** start **
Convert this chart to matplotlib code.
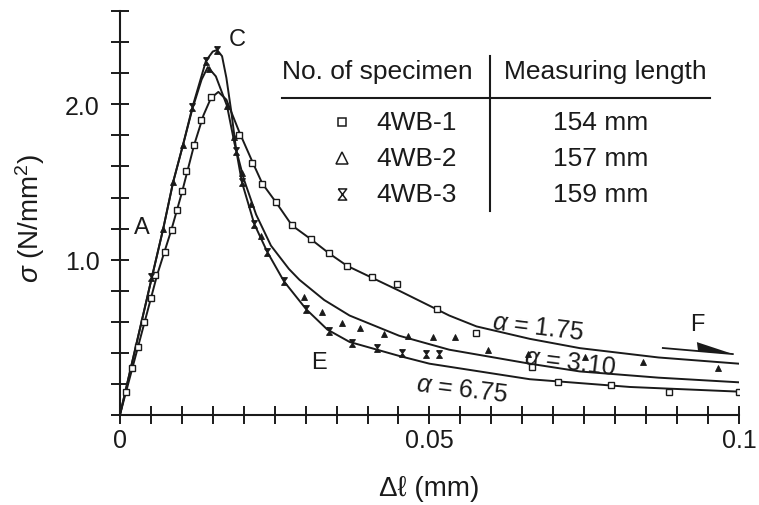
import numpy as np
import matplotlib
matplotlib.use("Agg")
import matplotlib.pyplot as plt
from matplotlib.path import Path
from matplotlib.patches import Polygon

plt.rcParams['font.family'] = ['Liberation Sans', 'DejaVu Sans']
plt.rcParams['mathtext.fontset'] = 'custom'
plt.rcParams['mathtext.it'] = 'Liberation Sans:italic'
plt.rcParams['mathtext.rm'] = 'Liberation Sans'

INK = '#1a1a1a'

# model curves: elongation (mm) vs stress (N/mm2)
curve1_x = [0, 0.0030, 0.0060, 0.0083, 0.0100, 0.0120, 0.0135, 0.0147, 0.0159, 0.0172,
            0.0193, 0.0214, 0.0230, 0.0252, 0.0278, 0.0309, 0.0338, 0.0367, 0.0451, 0.0532,
            0.0576, 0.0662, 0.0743, 0.0870, 0.1000]
curve1_y = [0, 0.45, 0.90, 1.19, 1.43, 1.74, 1.93, 2.04, 2.08, 2.03,
            1.82, 1.63, 1.49, 1.37, 1.22, 1.13, 1.04, 0.96, 0.80, 0.64,
            0.57, 0.49, 0.43, 0.37, 0.33]

curve2_x = [0, 0.0053, 0.0070, 0.0086, 0.0102, 0.0117, 0.0132, 0.0142, 0.0155, 0.0173,
            0.0185, 0.0200, 0.0220, 0.0244, 0.0273, 0.0290, 0.0330, 0.0371, 0.0451, 0.0532,
            0.0662, 0.0743, 0.0870, 0.1000]
curve2_y = [0, 0.91, 1.20, 1.50, 1.74, 1.97, 2.16, 2.24, 2.18, 1.99,
            1.75, 1.52, 1.29, 1.09, 0.94, 0.87, 0.74, 0.64, 0.51, 0.42,
            0.33, 0.28, 0.24, 0.21]

curve3_x = [0, 0.0053, 0.0070, 0.0086, 0.0102, 0.0117, 0.0139, 0.0150, 0.0157, 0.0165,
            0.0172, 0.0180, 0.0188, 0.0197, 0.0217, 0.0238, 0.0265, 0.0301, 0.0335, 0.0371,
            0.0451, 0.0500, 0.0662, 0.0824, 0.1000]
curve3_y = [0, 0.91, 1.20, 1.50, 1.74, 1.98, 2.28, 2.34, 2.35, 2.31,
            2.17, 1.95, 1.70, 1.50, 1.23, 1.05, 0.86, 0.68, 0.55, 0.47,
            0.38, 0.33, 0.23, 0.18, 0.15]

# measured points
wb1_x = [0.0010, 0.0019, 0.0029, 0.0039, 0.0050, 0.0057, 0.0073, 0.0084, 0.0092, 0.0100,
         0.0107, 0.0120, 0.0131, 0.0147, 0.0193, 0.0214, 0.0230, 0.0252, 0.0278, 0.0309,
         0.0338, 0.0367, 0.0408, 0.0447, 0.0513, 0.0576, 0.0665, 0.0707, 0.0793, 0.0887, 0.1000]
wb1_y = [0.15, 0.30, 0.44, 0.60, 0.75, 0.90, 1.05, 1.19, 1.32, 1.44,
         1.57, 1.74, 1.90, 2.05, 1.80, 1.62, 1.49, 1.37, 1.22, 1.13,
         1.04, 0.96, 0.89, 0.84, 0.68, 0.53, 0.31, 0.21, 0.19, 0.15, 0.15]

wb2_x = [0.0070, 0.0086, 0.0102, 0.0144, 0.0173, 0.0184, 0.0197, 0.0212, 0.0228, 0.0298,
         0.0327, 0.0358, 0.0388, 0.0427, 0.0466, 0.0505, 0.0542, 0.0594, 0.0659, 0.0751,
         0.0845, 0.0966]
wb2_y = [1.20, 1.50, 1.74, 2.23, 1.99, 1.79, 1.56, 1.36, 1.15, 0.76,
         0.66, 0.59, 0.56, 0.52, 0.51, 0.50, 0.50, 0.42, 0.39, 0.37,
         0.34, 0.30]

wb3_x = [0.0050, 0.0117, 0.0139, 0.0157, 0.0188, 0.0197, 0.0217, 0.0238, 0.0265, 0.0301,
         0.0337, 0.0375, 0.0416, 0.0455, 0.0495, 0.0516]
wb3_y = [0.89, 1.98, 2.28, 2.35, 1.70, 1.50, 1.23, 1.05, 0.86, 0.68,
         0.54, 0.46, 0.43, 0.40, 0.39, 0.39]

specimens = ['4WB-1', '4WB-2', '4WB-3']
lengths = ['154 mm', '157 mm', '159 mm']
alphas = ['1.75', '3.10', '6.75']

# hourglass marker (a bit taller than wide)
hourglass = Path([(-0.75, 1), (0.75, 1), (-0.75, -1), (0.75, -1), (-0.75, 1)])

fig = plt.figure(figsize=(7.59, 5.06), dpi=100)
ax = fig.add_axes([0.158, 0.178, 0.8156, 0.798])

for cx, cy in [(curve1_x, curve1_y), (curve2_x, curve2_y), (curve3_x, curve3_y)]:
    ax.plot(cx, cy, color=INK, lw=1.4, zorder=2)

ax.plot(wb1_x, wb1_y, 's', ms=4.8, mfc='white', mec=INK, mew=1.0, zorder=3)
ax.plot(wb2_x, wb2_y, '^', ms=4.5, mfc=INK, mec=INK, mew=0.6, zorder=3)
ax.plot(wb3_x, wb3_y, marker=hourglass, ls='none', ms=5.5, mfc=INK, mec=INK, mew=0.8, zorder=3)

ax.set_xlim(0, 0.1)
ax.set_ylim(0, 2.6)
for s in ['top', 'right']:
    ax.spines[s].set_visible(False)
for s in ['left', 'bottom']:
    ax.spines[s].set_linewidth(1.5)
    ax.spines[s].set_color(INK)

ax.set_xticks([0, 0.05, 0.1])
ax.set_xticklabels(['0', '0.05', '0.1'])
ax.set_xticks(np.arange(0, 0.1001, 0.005), minor=True)
ax.set_yticks([1.0, 2.0])
ax.set_yticklabels(['1.0', '2.0'])
ax.set_yticks(np.arange(0, 2.61, 0.2), minor=True)
ax.tick_params(which='both', direction='inout', length=13, width=1.4, color=INK,
               labelsize=18, labelcolor=INK)
ax.tick_params(axis='x', pad=3)
ax.tick_params(axis='y', pad=8)

ax.set_xlabel('Δℓ (mm)', fontsize=20, color=INK)
ax.set_ylabel(r'$\sigma$ (N/mm$^2$)', fontsize=20, color=INK)
ax.xaxis.set_label_coords(0.5, -0.148)
ax.yaxis.set_label_coords(-0.117, 0.49)

# point labels
ax.text(0.0036, 1.21, 'A', fontsize=17, color=INK, ha='center', va='center')
ax.text(0.0189, 2.42, 'C', fontsize=17, color=INK, ha='center', va='center')
ax.text(0.0322, 0.34, 'E', fontsize=17, color=INK, ha='center', va='center')
ax.text(0.0932, 0.585, 'F', fontsize=17, color=INK, ha='center', va='center')

# softening parameter labels
alpha_pos = [(0.0676, 0.566), (0.0727, 0.34), (0.0552, 0.17)]
for a, (tx, ty) in zip(alphas, alpha_pos):
    ax.text(tx, ty, r'$\alpha$ = ' + a, fontsize=18, color=INK, ha='center', va='center',
            rotation=-7, rotation_mode='anchor')

# arrow towards F
ax.plot([0.0877, 0.0990], [0.431, 0.392], color=INK, lw=1.3)
ax.add_patch(Polygon([(0.0932, 0.469), (0.0934, 0.410), (0.0992, 0.390)],
                     closed=True, color=INK, lw=0))

# specimen table
tr = ax.transAxes
ax.text(0.416, 0.851, 'No. of specimen', transform=tr, fontsize=19, color=INK,
        ha='center', va='center')
ax.text(0.784, 0.851, 'Measuring length', transform=tr, fontsize=19, color=INK,
        ha='center', va='center')
ax.plot([0.262, 0.953], [0.785, 0.785], transform=tr, color=INK, lw=1.5, clip_on=False)
ax.plot([0.598, 0.598], [0.505, 0.889], transform=tr, color=INK, lw=1.5, clip_on=False)

row_y = [0.725, 0.636, 0.547]
row_marker = [dict(marker='s', ms=6), dict(marker='^', ms=8), dict(marker=hourglass, ms=8)]
for name, length, ry, mk in zip(specimens, lengths, row_y, row_marker):
    ax.plot([0.359], [ry], ls='none', mfc='white', mec=INK, mew=1.1, transform=tr, **mk)
    ax.text(0.415, ry, name, transform=tr, fontsize=19, color=INK, ha='left', va='center')
    ax.text(0.777, ry, length, transform=tr, fontsize=19, color=INK, ha='center', va='center')

fig.savefig('out.png', dpi=100)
** end **
Go from the first line of the listing to the line holding "from matplotlib.patches import Polygon" and, please, transcribe those lines exactly, both included, with no pictures.

§ **Exercise output**
Convert this chart to matplotlib code.
import numpy as np
import matplotlib
matplotlib.use("Agg")
import matplotlib.pyplot as plt
from matplotlib.path import Path
from matplotlib.patches import Polygon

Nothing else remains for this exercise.